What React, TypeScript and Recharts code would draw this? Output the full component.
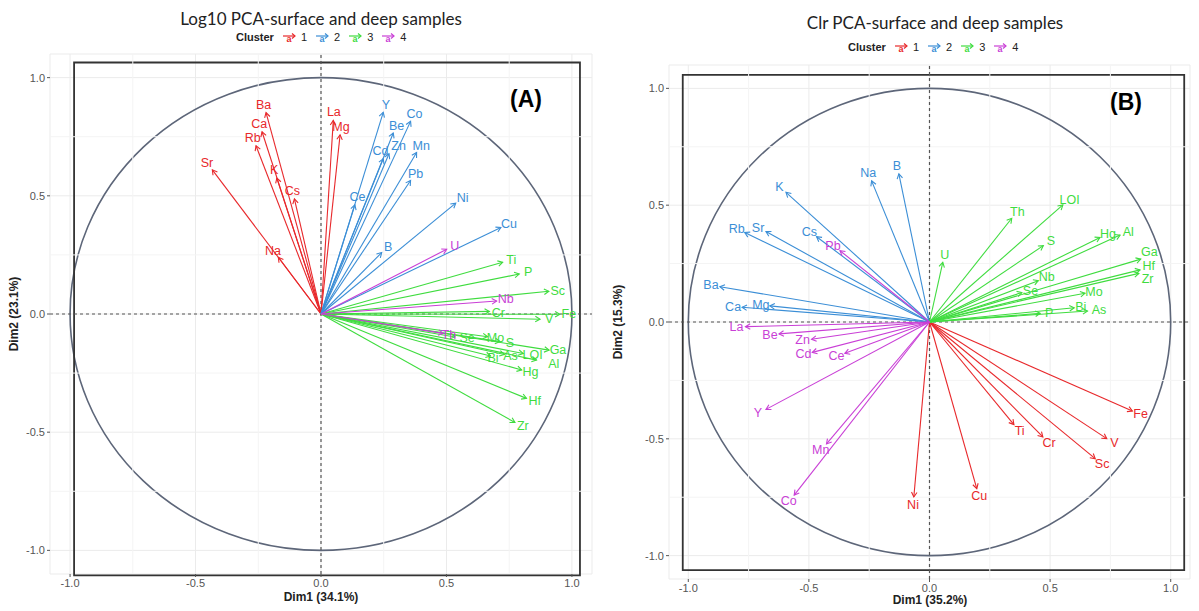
import React from "react";
import {
  ComposedChart,
  XAxis,
  YAxis,
  CartesianGrid,
  ReferenceLine,
  ReferenceArea,
  Scatter,
} from "recharts";

// ── Data: Log10 PCA (panel A) ────────────────────────────────────────────────
const logVars = [
  "Ba", "Ca", "Rb", "K", "Cs", "Na", "Sr", "La", "Mg",
  "Y", "Co", "Be", "Zn", "Cd", "Mn", "Pb", "Ce", "Ni", "B", "Cu",
  "Ti", "P", "Sc", "Cr", "Fe", "V", "Mo", "Se", "S", "LOI", "Ga", "Al", "As", "Hg", "Bi", "Hf", "Zr",
  "U", "Nb", "Th",
];
const logDim1 = [
  -0.219, -0.235, -0.259, -0.176, -0.106, -0.17, -0.433, 0.049, 0.076,
  0.248, 0.357, 0.288, 0.271, 0.248, 0.381, 0.357, 0.135, 0.537, 0.242, 0.717,
  0.724, 0.79, 0.908, 0.671, 0.952, 0.873, 0.664, 0.534, 0.713, 0.806, 0.909, 0.859, 0.731, 0.8, 0.676, 0.819, 0.773,
  0.501, 0.7, 0.487,
];
const logDim2 = [
  0.852, 0.771, 0.712, 0.575, 0.487, 0.24, 0.61, 0.819, 0.758,
  0.853, 0.815, 0.766, 0.678, 0.657, 0.683, 0.565, 0.462, 0.469, 0.26, 0.366,
  0.219, 0.169, 0.096, 0.011, -0.001, -0.022, -0.096, -0.097, -0.117, -0.167, -0.153, -0.195, -0.171, -0.237, -0.178, -0.357, -0.459,
  0.274, 0.055, -0.082,
];
const logCluster = [
  1, 1, 1, 1, 1, 1, 1, 1, 1,
  2, 2, 2, 2, 2, 2, 2, 2, 2, 2, 2,
  3, 3, 3, 3, 3, 3, 3, 3, 3, 3, 3, 3, 3, 3, 3, 3, 3,
  4, 4, 4,
];

// ── Data: Clr PCA (panel B) ──────────────────────────────────────────────────
const clrVars = [
  "Fe", "Ti", "Cr", "V", "Sc", "Cu", "Ni",
  "K", "Na", "B", "Rb", "Sr", "Cs", "Ba", "Mg", "Ca",
  "U", "Th", "LOI", "S", "Hg", "Al", "Ga", "Hf", "Zr", "Nb", "Mo", "Se", "Bi", "As", "P",
  "Pb", "La", "Be", "Zn", "Cd", "Ce", "Y", "Mn", "Co",
];
const clrDim1 = [
  0.841, 0.35, 0.47, 0.735, 0.687, 0.196, -0.065,
  -0.595, -0.24, -0.127, -0.766, -0.678, -0.468, -0.869, -0.662, -0.777,
  0.055, 0.341, 0.553, 0.472, 0.707, 0.79, 0.876, 0.873, 0.868, 0.451, 0.645, 0.383, 0.6, 0.655, 0.459,
  -0.371, -0.763, -0.624, -0.489, -0.486, -0.351, -0.678, -0.427, -0.561,
];
const clrDim2 = [
  -0.381, -0.439, -0.492, -0.499, -0.585, -0.713, -0.749,
  0.555, 0.604, 0.634, 0.383, 0.387, 0.365, 0.151, 0.069, 0.063,
  0.255, 0.444, 0.501, 0.327, 0.362, 0.372, 0.269, 0.223, 0.208, 0.177, 0.123, 0.126, 0.061, 0.047, 0.037,
  0.305, -0.02, -0.051, -0.074, -0.13, -0.134, -0.374, -0.522, -0.741,
];
const clrCluster = [
  1, 1, 1, 1, 1, 1, 1,
  2, 2, 2, 2, 2, 2, 2, 2, 2,
  3, 3, 3, 3, 3, 3, 3, 3, 3, 3, 3, 3, 3, 3, 3,
  4, 4, 4, 4, 4, 4, 4, 4, 4,
];

const clusterColors: Record<number, string> = {
  1: "#e8282b",
  2: "#3b8ed6",
  3: "#3fdc3f",
  4: "#c93fd6",
};

const majorTicks = [-1, -0.5, 0, 0.5, 1];
const minorTicks = [-0.75, -0.25, 0.25, 0.75];

const LABEL_FONT = 12.5;

// ── Label placement (small repel, like ggrepel) ──────────────────────────────
// works in approximate pixel units, then goes back to data units
function repelLabels(names: string[], xs: number[], ys: number[], pxX: number, pxY: number) {
  const items = names.map((n, i) => {
    const X = xs[i] * pxX;
    const Y = -ys[i] * pxY;
    const L = Math.hypot(X, Y) || 1;
    return { n, X: X + (X / L) * 9, Y: Y + (Y / L) * 8, w: n.length * 7.6 + 2, h: 13 };
  });
  for (let it = 0; it < 300; it++) {
    let moved = false;
    for (let i = 0; i < items.length; i++) {
      for (let j = i + 1; j < items.length; j++) {
        const a = items[i];
        const b = items[j];
        const ox = (a.w + b.w) / 2 - Math.abs(a.X - b.X);
        const oy = (a.h + b.h) / 2 - Math.abs(a.Y - b.Y);
        if (ox > 0 && oy > 0) {
          moved = true;
          if (oy * 1.4 < ox) {
            const s = a.Y <= b.Y ? -1 : 1;
            a.Y += (s * (oy + 1)) / 2;
            b.Y -= (s * (oy + 1)) / 2;
          } else {
            const s = a.X <= b.X ? -1 : 1;
            a.X += (s * (ox + 1)) / 2;
            b.X -= (s * (ox + 1)) / 2;
          }
        }
      }
    }
    if (!moved) break;
  }
  return items.map(it => ({ x: it.X / pxX, y: -it.Y / pxY }));
}

// ── Arrow ────────────────────────────────────────────────────────────────────

function ArrowShape(props: any) {
  const { x1, y1, x2, y2, color } = props;
  const a = Math.atan2(y2 - y1, x2 - x1);
  const head = 5.5;
  const ang = Math.PI / 6;
  const h1x = x2 - head * Math.cos(a - ang);
  const h1y = y2 - head * Math.sin(a - ang);
  const h2x = x2 - head * Math.cos(a + ang);
  const h2y = y2 - head * Math.sin(a + ang);
  return (
    <g>
      <line x1={x1} y1={y1} x2={x2} y2={y2} stroke={color} strokeWidth={1.1} />
      <polyline
        points={`${h1x},${h1y} ${x2},${y2} ${h2x},${h2y}`}
        fill="none"
        stroke={color}
        strokeWidth={1.1}
      />
    </g>
  );
}

// circle of correlations, inscribed in the [-1,1] square
function CircleShape(props: any) {
  const { x, y, width, height } = props;
  return (
    <ellipse
      cx={x + width / 2}
      cy={y + height / 2}
      rx={width / 2}
      ry={height / 2}
      fill="none"
      stroke="#5d6679"
      strokeWidth={1.6}
    />
  );
}

function LabelShape(props: any) {
  const { cx, cy, payload } = props;
  return (
    <text
      x={cx}
      y={cy}
      textAnchor="middle"
      dominantBaseline="central"
      fill={payload.color}
      fontSize={LABEL_FONT}
      fontFamily="'Liberation Sans', Arial, sans-serif"
    >
      {payload.name}
    </text>
  );
}

// ── Legend ───────────────────────────────────────────────────────────────────

function KeyIcon({ color }: { color: string }) {
  return (
    <svg width={14} height={12} style={{ verticalAlign: "middle" }}>
      <line x1={1} y1={5} x2={13} y2={5} stroke={color} strokeWidth={1.2} />
      <polyline points="10,2.5 13,5 10,7.5" fill="none" stroke={color} strokeWidth={1.2} />
      <text x={7} y={10.5} textAnchor="middle" fontSize={9} fontWeight="bold" fill={color} fontFamily="Arial">
        a
      </text>
    </svg>
  );
}

function ClusterLegend({ left, top }: { left: number; top: number }) {
  return (
    <div
      style={{
        position: "absolute",
        left,
        top,
        display: "flex",
        alignItems: "center",
        gap: 6,
        fontFamily: "'Liberation Sans', Arial, sans-serif",
        fontSize: 11,
        color: "#222",
        whiteSpace: "nowrap",
      }}
    >
      <span style={{ fontWeight: "bold" }}>Cluster</span>
      {[1, 2, 3, 4].map(c => (
        <span key={c} style={{ display: "flex", alignItems: "center", gap: 5, marginLeft: 2 }}>
          <KeyIcon color={clusterColors[c]} />
          <span>{c}</span>
        </span>
      ))}
    </div>
  );
}

// ── One biplot panel ─────────────────────────────────────────────────────────

interface PanelProps {
  vars: string[];
  dim1: number[];
  dim2: number[];
  cluster: number[];
  width: number;
  margin: { top: number; right: number; bottom: number; left: number };
  frame: [number, number, number, number];
  pxPerUnit: [number, number];
}

function Biplot({ vars, dim1, dim2, cluster, width, margin, frame, pxPerUnit }: PanelProps) {
  const pos = repelLabels(vars, dim1, dim2, pxPerUnit[0], pxPerUnit[1]);
  const labels = vars.map((v, i) => ({
    name: v,
    x: pos[i].x,
    y: pos[i].y,
    color: clusterColors[cluster[i]],
  }));
  return (
    <ComposedChart width={width} height={611} margin={margin}>
      <CartesianGrid stroke="#ebebeb" strokeWidth={1} />
      <XAxis
        type="number"
        dataKey="x"
        domain={[-1.08, 1.08]}
        ticks={majorTicks}
        tickFormatter={v => v.toFixed(1)}
        allowDataOverflow
        axisLine={false}
        tickLine={{ stroke: "#555" }}
        tickSize={3}
        height={20}
        tick={{ fontSize: 11, fill: "#555", fontFamily: "'Liberation Sans', Arial" }}
      />
      <YAxis
        type="number"
        dataKey="y"
        domain={[-1.1, 1.1]}
        ticks={majorTicks}
        tickFormatter={v => v.toFixed(1)}
        allowDataOverflow
        axisLine={false}
        tickLine={{ stroke: "#555" }}
        tickSize={3}
        width={42}
        tick={{ fontSize: 11, fill: "#555", fontFamily: "'Liberation Sans', Arial" }}
      />
      {minorTicks.map(t => (
        <ReferenceLine key={`mx${t}`} x={t} stroke="#f4f4f4" strokeWidth={1} />
      ))}
      {minorTicks.map(t => (
        <ReferenceLine key={`my${t}`} y={t} stroke="#f4f4f4" strokeWidth={1} />
      ))}
      <ReferenceArea x1={-1} x2={1} y1={-1} y2={1} shape={<CircleShape />} ifOverflow="visible" />
      <ReferenceArea
        x1={frame[0]}
        x2={frame[1]}
        y1={frame[2]}
        y2={frame[3]}
        fill="none"
        stroke="#333"
        strokeWidth={1.8}
        fillOpacity={0}
        ifOverflow="visible"
      />
      <ReferenceLine x={0} stroke="#555" strokeDasharray="3 3" strokeWidth={1.2} />
      <ReferenceLine y={0} stroke="#555" strokeDasharray="3 3" strokeWidth={1.2} />
      {vars.map((v, i) => (
        <ReferenceLine
          key={v}
          segment={[
            { x: 0, y: 0 },
            { x: dim1[i], y: dim2[i] },
          ]}
          ifOverflow="visible"
          shape={(sp: any) => <ArrowShape {...sp} color={clusterColors[cluster[i]]} />}
        />
      ))}
      <Scatter data={labels} isAnimationActive={false} shape={<LabelShape />} />
    </ComposedChart>
  );
}

const textBase: React.CSSProperties = {
  position: "absolute",
  whiteSpace: "nowrap",
  color: "#222",
};

export default function App() {
  return (
    <div
      style={{
        position: "absolute",
        left: 0,
        top: 0,
        width: 1199,
        height: 611,
        background: "#fff",
        overflow: "hidden",
      }}
    >
      {/* Panel A */}
      <div style={{ position: "absolute", left: 0, top: 0 }}>
        <Biplot
          vars={logVars}
          dim1={logDim1}
          dim2={logDim2}
          cluster={logCluster}
          width={600}
          margin={{ top: 54, right: 8, bottom: 17, left: 8 }}
          frame={[-0.984, 1.032, -1.106, 1.064]}
          pxPerUnit={[251, 236]}
        />
      </div>
      {/* Panel B */}
      <div style={{ position: "absolute", left: 600, top: 0 }}>
        <Biplot
          vars={clrVars}
          dim1={clrDim1}
          dim2={clrDim2}
          cluster={clrCluster}
          width={599}
          margin={{ top: 65, right: 9, bottom: 12, left: 27 }}
          frame={[-1.023, 1.056, -1.062, 1.058]}
          pxPerUnit={[241, 233.5]}
        />
      </div>

      {/* Titles */}
      <div style={{ ...textBase, left: 321, top: 8, transform: "translateX(-50%)", fontFamily: "Lato", fontSize: 17 }}>
        Log10 PCA-surface and deep samples
      </div>
      <div style={{ ...textBase, left: 935, top: 12, transform: "translateX(-50%)", fontFamily: "Lato", fontSize: 17 }}>
        Clr PCA-surface and deep samples
      </div>
      <ClusterLegend left={236} top={31} />
      <ClusterLegend left={848} top={41} />

      {/* Panel tags */}
      <div style={{ ...textBase, left: 510, top: 86, fontFamily: "'Liberation Sans', Arial", fontWeight: "bold", fontSize: 23, color: "#000" }}>
        (A)
      </div>
      <div style={{ ...textBase, left: 1110, top: 89, fontFamily: "'Liberation Sans', Arial", fontWeight: "bold", fontSize: 23, color: "#000" }}>
        (B)
      </div>

      {/* Axis titles */}
      <div style={{ ...textBase, left: 321, top: 590, transform: "translateX(-50%)", fontFamily: "'Liberation Sans', Arial", fontWeight: "bold", fontSize: 12 }}>
        Dim1 (34.1%)
      </div>
      <div style={{ ...textBase, left: 930, top: 593, transform: "translateX(-50%)", fontFamily: "'Liberation Sans', Arial", fontWeight: "bold", fontSize: 12 }}>
        Dim1 (35.2%)
      </div>
      <div style={{ ...textBase, left: 14, top: 314, transform: "translate(-50%, -50%) rotate(-90deg)", fontFamily: "'Liberation Sans', Arial", fontWeight: "bold", fontSize: 12 }}>
        Dim2 (23.1%)
      </div>
      <div style={{ ...textBase, left: 618, top: 322, transform: "translate(-50%, -50%) rotate(-90deg)", fontFamily: "'Liberation Sans', Arial", fontWeight: "bold", fontSize: 12 }}>
        Dim2 (15.3%)
      </div>
    </div>
  );
}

════════

» **PROBLEM REQUIREMENTS**: Find how many lines in the material hold the word "React" and state that number alone.

» **RESULT OF THIS TASK**: 3